Australian historian, biographer and author (born 1955)

Edward Duyker (born 21 March 1955) is an Australian historian, biographer and author born in Melbourne.

Edward Duyker's books include several ethno-histories – Tribal Guerrillas (1987), The Dutch in Australia (1987) and Of the Star and the Key: Mauritius, Mauritians and Australia (1988) – and numerous books dealing with early Australian exploration and natural science, among them biographies of Daniel Solander, Marc-Joseph Marion Dufresne, Jacques Labillardière, François Péron and Jules Dumont d'Urville.

== Personal and early life ==
Edward Duyker was born to a father from the Netherlands and a mother from Mauritius. His mother has ancestors from Cornwall who emigrated to Adelaide, South Australia, in 1849, and he is related to the Australian landscape painter Lloyd Rees. He is also related to the French painter Félix Lionnet and shares eighteenth-century maternal ancestors with the writer Marcel Pagnol. Duyker attended St Joseph's School, Malvern, Victoria, and completed his secondary studies at De La Salle College, Malvern. He gave evidence about those years to the Royal Commission into Institutional Responses to Child Sexual Abuse.

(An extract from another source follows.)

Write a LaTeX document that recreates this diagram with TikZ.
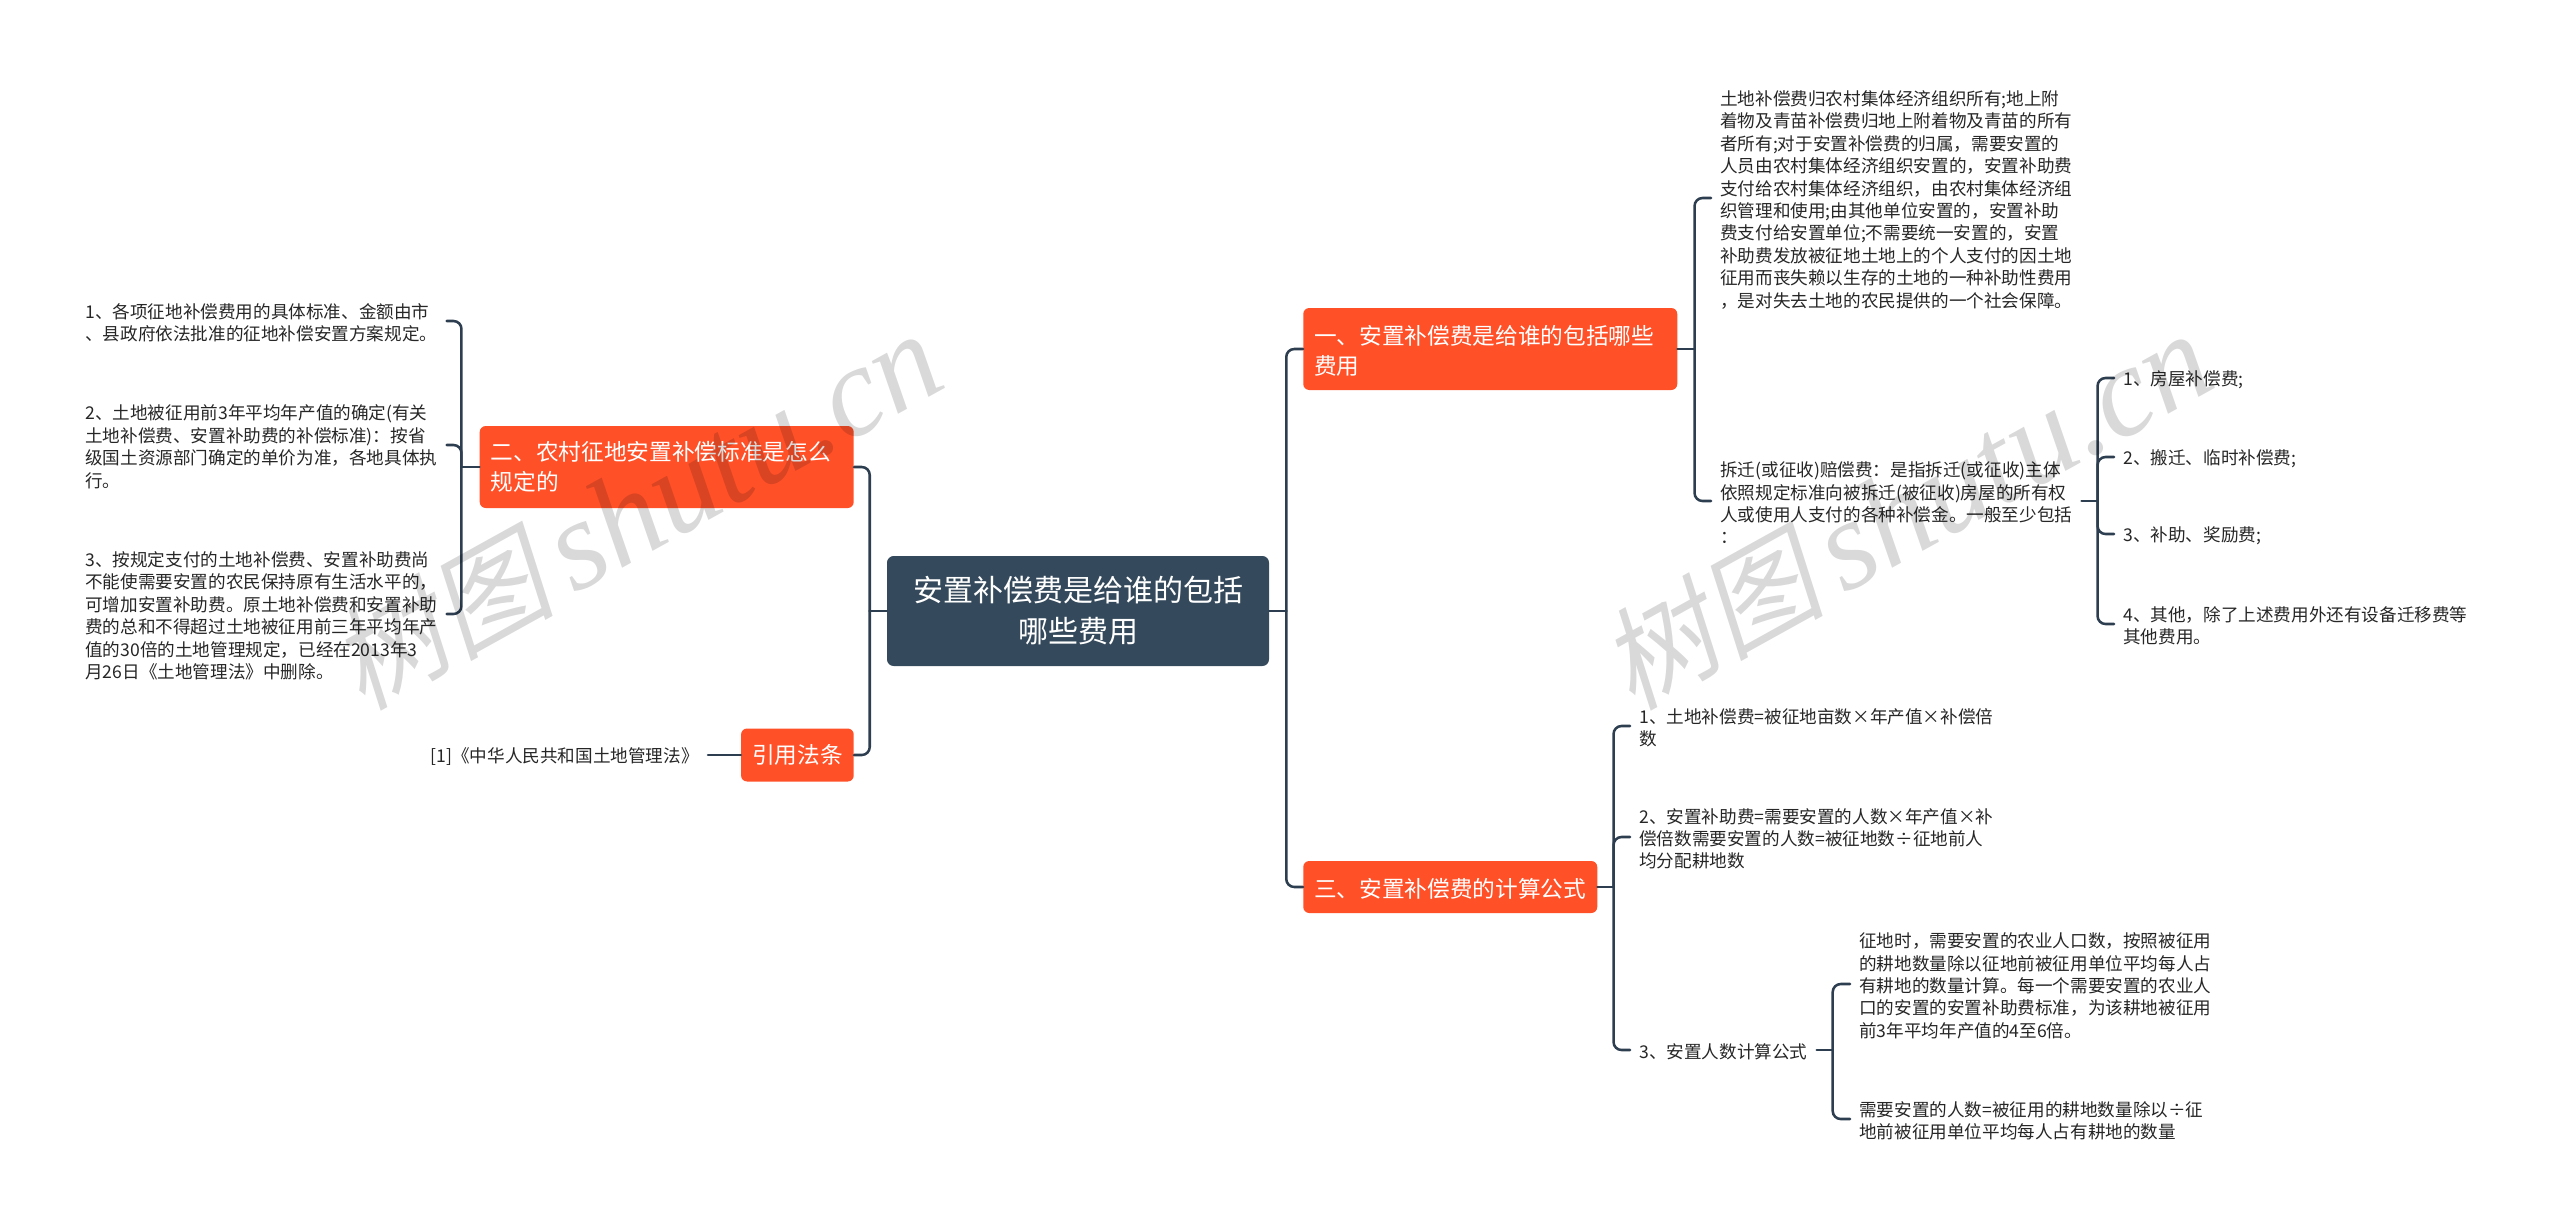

After undergraduate studies at La Trobe University, he was a doctoral candidate at the University of Melbourne (where he also studied Bengali language), and was supervised by the Indian philosopher Sibnarayan Ray. He received his PhD in 1981 for a thesis on the participation of the tribal Santals in the Naxalite–Maoist insurgency in India. In the course of field-research in West Bengal, he lost 20 kilograms in weight through dysentery and malnutrition – an ordeal he recounted in article "The Word in the Field".

==Career==
After working as a spot welder at General Motors Holden in Dandenong and an RSPCA ambulance driver, Duyker was recruited by the Australian Department of Defence in Canberra in early 1981 and eventually worked in the Joint Intelligence Organization. He left in July 1983 to take up a position as a Teaching Fellow at Griffith University, Brisbane, but ultimately settled in Sydney as a full-time author in 1984.

Using the Dutch and French linguistic resources of his family, he edited The Discovery of Tasmania (1992) which brought together all known journal extracts from the first two European expeditions to Van Diemen's Land. An Officer of the Blue (1994), Duyker's biography of the explorer Marc-Joseph Marion Dufresne was the subject of an essay, "The Tortoise Wins Again!", by Greg Dening, published in his collection Readings/Writings.

Nature's Argonaut (1998), Edward Duyker's biography of Daniel Solander the naturalist on HM Bark Endeavour and the first Swede to circle the globe, was shortlisted for the New South Wales Premier's History Awards in 1999. Duyker is also the co-editor, with Per Tingbrand, of Daniel Solander: Collected Correspondence 1753–1782 (1995), With his mother Maryse Duyker he published the first English translation of the journal of the explorer Bruny d'Entrecasteaux in 2001. It has become an important Western Australian and Tasmanian historical source and, with its annotations and introduction, informed public debate regarding the heritage-listing of Recherche Bay in Tasmania. Citizen Labillardière (2003), Duyker's biography of the naturalist Jacques Labillardière, won the General History Prize among the New South Wales Premier's History Awards.

With former Australian Greens Senator Bob Brown, archaeologist John Mulvaney and broadcaster Peter Cundall, Duyker was an outspoken campaigner for the protection of Recherche Bay from logging.

François Péron: An Impetuous Life (2006), Duyker's biography of the zoologist of the expedition of Nicolas-Thomas Baudin to Australian waters (1800—1803), won the Frank Broeze Maritime History Prize in 2007.

In 2007 Edward Duyker published A Dictionary of Sea Quotations with a deeply personal introduction on his family's links with the sea.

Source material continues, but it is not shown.